Please help me with this, it is so frustrating!

Tolga


----------



## johnwill (Sep 26, 2002)

Does this happen with the wired connection, or only with the wireless connection? What version/patch level of Windows? What make/model of computer, as well as the wireless adapter? If it's wireless, are you using the Windows wireless client, or the wireless adapter's client?


----------



## nctemre (Apr 26, 2006)

This happens both wired and wireless.

I have Dell latitude D600 running on WinXP-pro SP2.

Wireless adapter is Intel pro/wireless lan 2100 3A PCI adapter, and Windows is managing the wireless connection.

Also, it looks like most of the time the connection last longer when I keep with the same application/window (eg.surfing in the same browser window) but connection drops whenever I switch to another window to access the internet (eg., when I open up a new browser window, or start up an email client).

Thanks,

Tolga



johnwill said:


> Does this happen with the wired connection, or only with the wireless connection?
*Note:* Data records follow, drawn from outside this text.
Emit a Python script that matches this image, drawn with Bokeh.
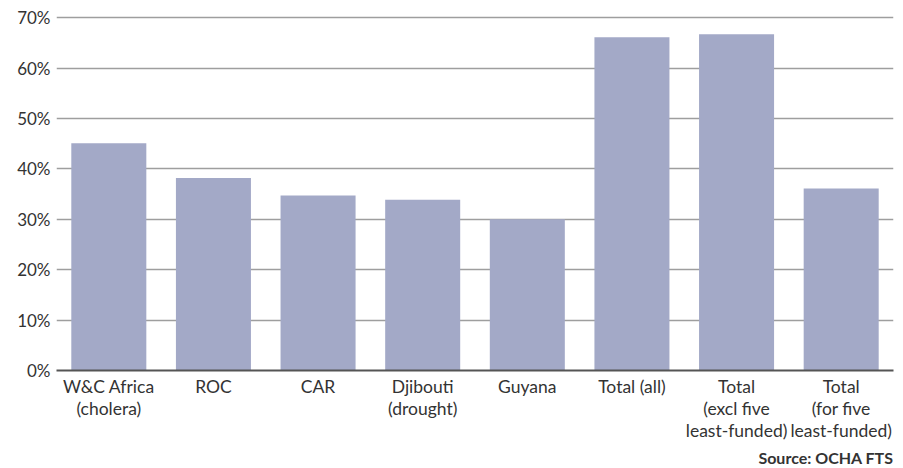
from bokeh.plotting import figure
from bokeh.models import ColumnDataSource, PrintfTickFormatter, FixedTicker, Title, Range1d
from bokeh.embed import file_html
from bokeh.resources import INLINE

# Share of requirements funded, by appeal
categories = [
    "W&C Africa\n(cholera)",
    "ROC",
    "CAR",
    "Djibouti\n(drought)",
    "Guyana",
    "Total (all)",
    "Total\n(excl five\nleast-funded)",
    "Total\n(for five\nleast-funded)",
]
funded_pct = [45.1, 38.2, 34.7, 33.9, 30.0, 66.1, 66.7, 36.1]
y_ticks = [0, 10, 20, 30, 40, 50, 60, 70]

FONT = "Lato"
TEXT = "#333333"

source = ColumnDataSource(data=dict(cat=categories, pct=funded_pct))

p = figure(
    x_range=categories,
    y_range=Range1d(0, 72.22),
    width=903,
    height=468,
    output_backend="svg",
    toolbar_location=None,
    min_border_left=56,
    min_border_right=10,
    min_border_top=6,
    min_border_bottom=0,
)

p.vbar(x="cat", top="pct", width=0.717, source=source,
       fill_color="#A3A9C7", line_color=None)

p.outline_line_color = None
p.background_fill_color = "white"
p.border_fill_color = "white"

# Horizontal grid only
p.xgrid.grid_line_color = None
p.ygrid.grid_line_color = "#9E9E9E"
p.ygrid.grid_line_width = 1.5
p.ygrid.ticker = FixedTicker(ticks=y_ticks)

# Y axis: labels only
p.yaxis.ticker = FixedTicker(ticks=y_ticks)
p.yaxis.formatter = PrintfTickFormatter(format="%d%%")
p.yaxis.axis_line_color = None
p.yaxis.major_tick_line_color = None
p.yaxis.minor_tick_line_color = None
p.yaxis.major_tick_out = 0
p.yaxis.major_label_standoff = 6
p.yaxis.major_label_text_font = FONT
p.yaxis.major_label_text_font_size = "17px"
p.yaxis.major_label_text_color = TEXT

# X axis: dark baseline with wrapped category labels
p.xaxis.axis_line_color = "#555555"
p.xaxis.axis_line_width = 2
p.xaxis.major_tick_line_color = None
p.xaxis.minor_tick_line_color = None
p.xaxis.major_tick_out = 0
p.xaxis.major_tick_in = 0
p.xaxis.major_label_standoff = 5
p.xaxis.major_label_text_font = FONT
p.xaxis.major_label_text_font_size = "17.5px"
p.xaxis.major_label_text_color = TEXT
p.xaxis.major_label_text_line_height = 1.05

# Source note under the bottom-right corner of the plot
src_note = Title(text="Source: OCHA FTS", align="right", standoff=4,
                 text_font=FONT, text_font_size="16px",
                 text_font_style="bold", text_color=TEXT)
p.add_layout(src_note, "below")

open("out.html", "w").write(file_html(p, INLINE))
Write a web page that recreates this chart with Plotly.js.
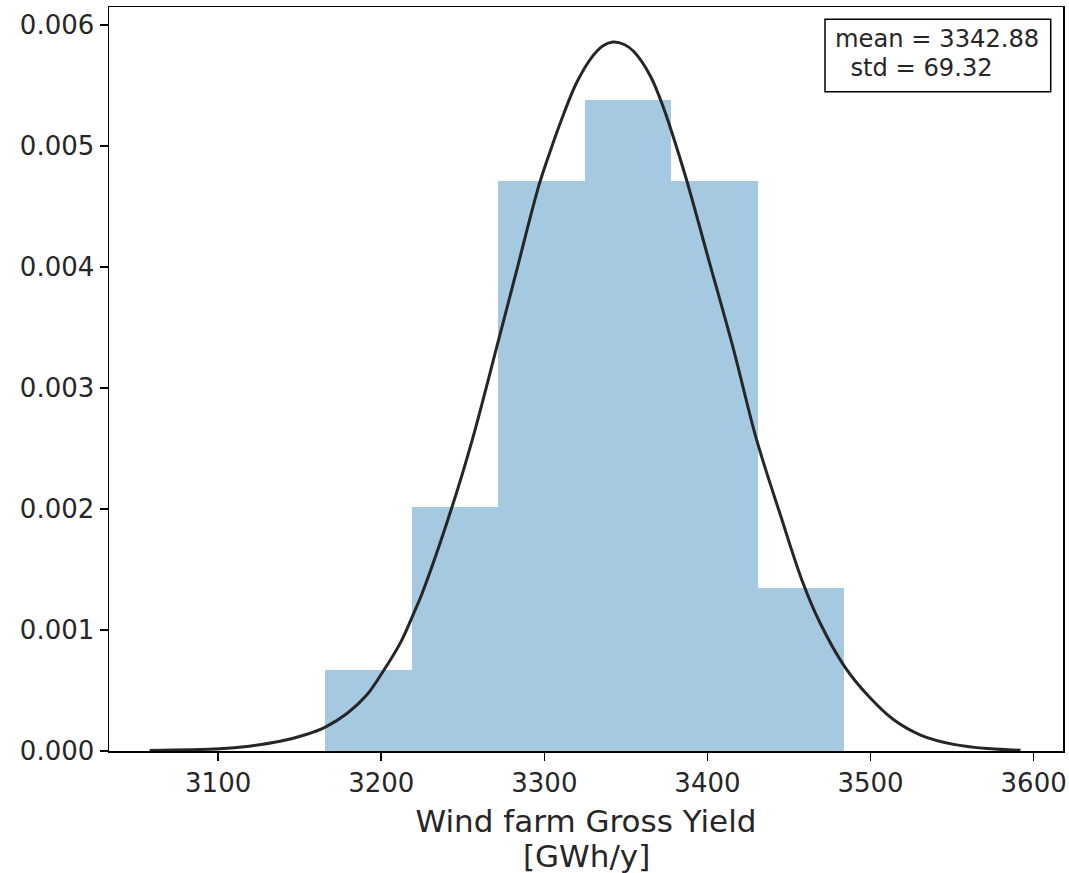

What version/patch level of Windows? What make/model of computer, as well as the wireless adapter? If it's wireless, are you using the Windows wireless client, or the wireless adapter's client?


----------



## johnwill (Sep 26, 2002)

First update the drivers for your Intel wireless adapter, they're infamous for misbehaving with older drivers. If that doesn't do it, you need to see if this is a problem with your machine or the Verizon network. Do you have another machine, or a friend with a machine to come and test?


----------



## nctemre (Apr 26, 2006)

*Still having problems*

Hi, 

I have up-to-date drivers, and still having connection drops. (unfortunately, I did not have a chance to try out another person's computer on my network yet)

I discovered something though, which might provide a clue to pinpoint what is going on: when I'm connected (wired or wireless), I remain connected as long as I browse within the same domain (different links within a website, say, different topics in Google News), but I lose the connection when I want to switch to another domain (say, CNN's website). I have to disable/enable my network adapter(s) in order to connect to the new website. Does this behavior tell anything about the problem I'm having???

Thanks a lot,

Tolga


----------



## johnwill (Sep 26, 2002)

That's beyond strange! However, if it's tied to external sites like that, I'm thinking that it's indeed an ISP issue, not a local machine issue. I final test would be to obtain another machine to test...


----------



## nctemre (Apr 26, 2006)

*Problem solved*

I finally got someone at Verizon Help Center who knew what was going on. Apparently, the Actiontech modem that I got has this issue of not being able to 'resolve the DNS server' (or something like that). One can apparently bypass this by manually defining DNS servers, such as 4.2.2.1 and 4.2.2.2 in the TCP/IP settings. I thought this might be helpful if someone else is also suffering from the same problem.

Thank you for your time and efforts.

Tolga


----------



## johnwill (Sep 26, 2002)

Interesting, thanks for the feedback.


----------